Lions president Dennis Skulsky declined to give revenue and expense details, but told The Tyee that the club is "in the black" and its payments to PavCo in 2014 for all goods and services totalled just under $700,000. That included rent, food and beverage costs, and the annual fee to use level 3 suites. The contract includes a $200,000 flat fee for suites that the Lions rent or sell to the public, clients and sponsors.

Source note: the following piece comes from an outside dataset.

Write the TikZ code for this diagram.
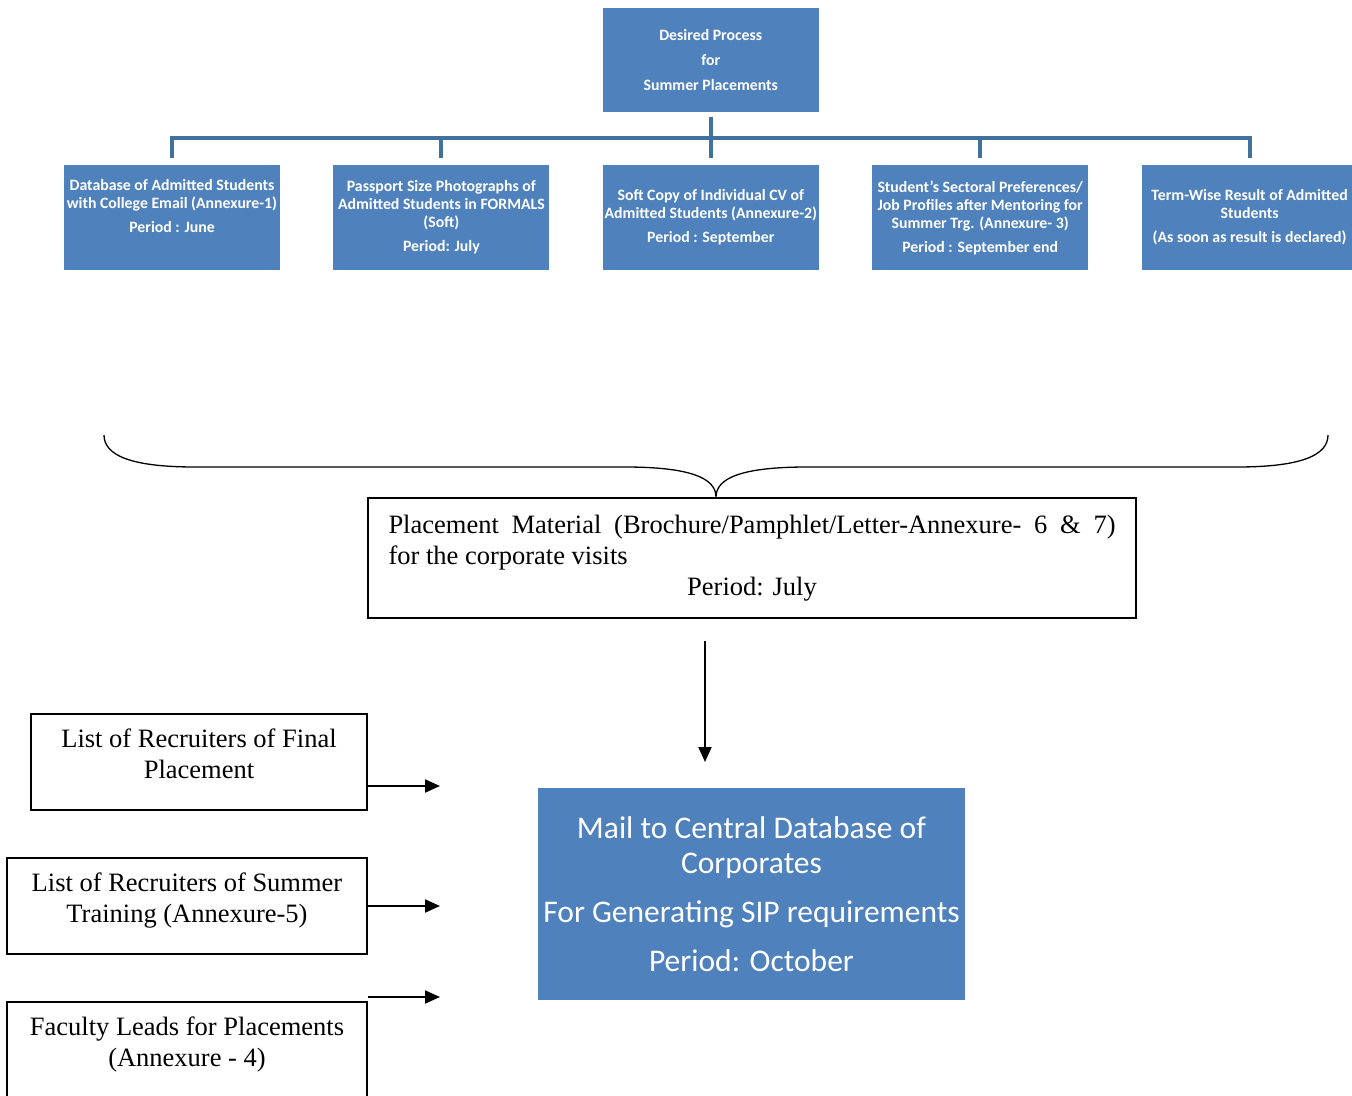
\documentclass[tikz,border=0pt]{standalone}
\usepackage{fontspec}
\setmainfont{Liberation Serif}
\newfontfamily\carlito{Carlito}
\usetikzlibrary{arrows.meta, positioning}
\definecolor{officeblue}{HTML}{4F81BD}
\definecolor{busblue}{HTML}{41719C}

\begin{document}
\begin{tikzpicture}[
    x=1pt, y=-1pt,
    node distance=53pt,
    itembox/.style={rectangle, fill=officeblue, text=white, align=center, inner sep=0pt, minimum width=216pt, minimum height=105pt, font=\carlito\bfseries\fontsize{15.8}{18}\selectfont},
    mailbox/.style={rectangle, fill=officeblue, text=white, align=center, inner sep=0pt, minimum width=427pt, minimum height=212pt, font=\carlito\fontsize{31.5}{35}\selectfont},
    plainbox/.style={rectangle, draw, line width=1.3pt, align=center, inner sep=0pt, minimum height=96pt, font=\fontsize{26.5}{31}\selectfont},
    bus/.style={draw=busblue, line width=4pt, shorten <=5pt, shorten >=7pt},
    arrow/.style={line width=2pt, -{Triangle[length=15pt, width=13pt]}}
]
\useasboundingbox (0,0) rectangle (1352,1095);

% ---------- top chart ----------
\node (item1) [itembox] at (172,217.5) {Database of Admitted Students\\ with College Email (Annexure-1)\\[6pt] Period : June\\[6pt]\mbox{}};
\node (item2) [itembox, right=of item1] {Passport Size Photographs of\\ Admitted Students in FORMALS\\ (Soft)\\[6pt] Period: July};
\node (item3) [itembox, right=of item2] {Soft Copy of Individual CV of\\ Admitted Students (Annexure-2)\\[6pt] Period : September};
\node (item4) [itembox, right=of item3] {Student’s Sectoral Preferences/\\ Job Profiles after Mentoring for\\ Summer Trg. (Annexure- 3)\\[6pt] Period : September end};
\node (item5) [itembox, right=of item4] {Term-Wise Result of Admitted\\ Students\\[6pt] (As soon as result is declared)};
\node (desired) [itembox, above=of item3, minimum height=104pt, font=\carlito\bfseries\fontsize{15.8}{25}\selectfont] {Desired Process\\ for\\ Summer Placements};

% bus lines
\foreach \i in {1,...,5}
  \draw [bus] (desired.south) -- ++(0,26.5) -| (item\i.north);

% ---------- brace and material ----------
\draw [line width=1.3pt] (104,435) .. controls (104,455) and (130,467) .. (195,467) -- (625,467)
  .. controls (690,467) and (716,478) .. (716,497) .. controls (716,478) and (742,467) .. (807,467)
  -- (1237,467) .. controls (1302,467) and (1328,455) .. (1328,435);

\node (material) [rectangle, draw, line width=1.3pt, minimum width=768pt, minimum height=120pt, inner sep=0pt, font=\fontsize{26.5}{31}\selectfont] at (752,558)
  {\parbox{727pt}{Placement Material (Brochure/Pamphlet/Letter-Annexure- 6 \& 7)\linebreak for the corporate visits\par{\centering Period: July\par}}};

% ---------- bottom part ----------
\node (mail) [mailbox] at (751.5,894) {Mail to Central Database of\\ Corporates\\[14pt] For Generating SIP requirements\\[14pt] Period: October};

\node (final) [plainbox, minimum width=336pt] at (199,762) {List of Recruiters of Final\\ Placement\\[-15pt]\mbox{}};
\node (summer) [plainbox, minimum width=360pt] at (187,906) {List of Recruiters of Summer\\ Training (Annexure-5)\\[-15pt]\mbox{}};
\node (faculty) [plainbox, minimum width=360pt] at (187,1050) {Faculty Leads for Placements\\ (Annexure - 4)\\[-15pt]\mbox{}};

% arrow ends
\coordinate (finalend) at (440,786);
\coordinate (facultyend) at (440,997);
\coordinate (downstart) at (705,641);
\coordinate (downend) at (705,762);

\draw [arrow] (final.east |- finalend) -- (finalend);
\draw [arrow] (summer.east) -- (summer.east -| finalend);
\draw [arrow] (faculty.east |- facultyend) -- (facultyend);
\draw [arrow] (downstart) -- (downend);

\end{tikzpicture}
\end{document}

'The Lions' business model got better'

The contract's playoff rent formula is the same as what appears in leaked financial records from 2007, when the Lions paid $147,238 to host the West Final after paying $160,084 rent for the entire schedule of nine regular season games and one preseason game. The Lions reported $7.34 million in net ticket sales when the 2007 rent-free threshold was $6 million and averaged 32,456 attendance for their nine regular season home games. By 2014, the team averaged just over 28,000 at BC Place, which holds 54,500.

Skulsky explained the threshold rose to $9 million in 2011 because "very clearly, the Lions' business model got better."

Under the contract, PavCo retains food and beverage revenue. On game days, the Lions can sell merchandise at their concourse souvenir stands and advertising within the inner bowl. PavCo charges each game-goer a $3 per ticket facility fee, while Ticketmaster levies $6 in fees and service charges per ticket.

"We're not thrilled about that, because that's our customer and they make buying decisions on the total price," Skulsky said.

The Lions' other major source of revenue is a share of the reported $40-million-a-year Bell Media broadcast and internet rights deal with the nine-team league. The club operated under a $5 million salary cap for its 56-player roster last year. The Lions organization hosted the Grey Cup in 2014, which PavCo paid $2.7 million to the CFL for hosting rights. Skulsky said the host committee paid PavCo nearly $400,000 for goods and services, including rent.

Hamilton, Ont. auto parts magnate David Braley bought the Lions in 1997. The Conservative senator from 2010 to 2013 also owns the Toronto Argonauts. Since 2005, Braley has donated $82,750 to the BC Liberals.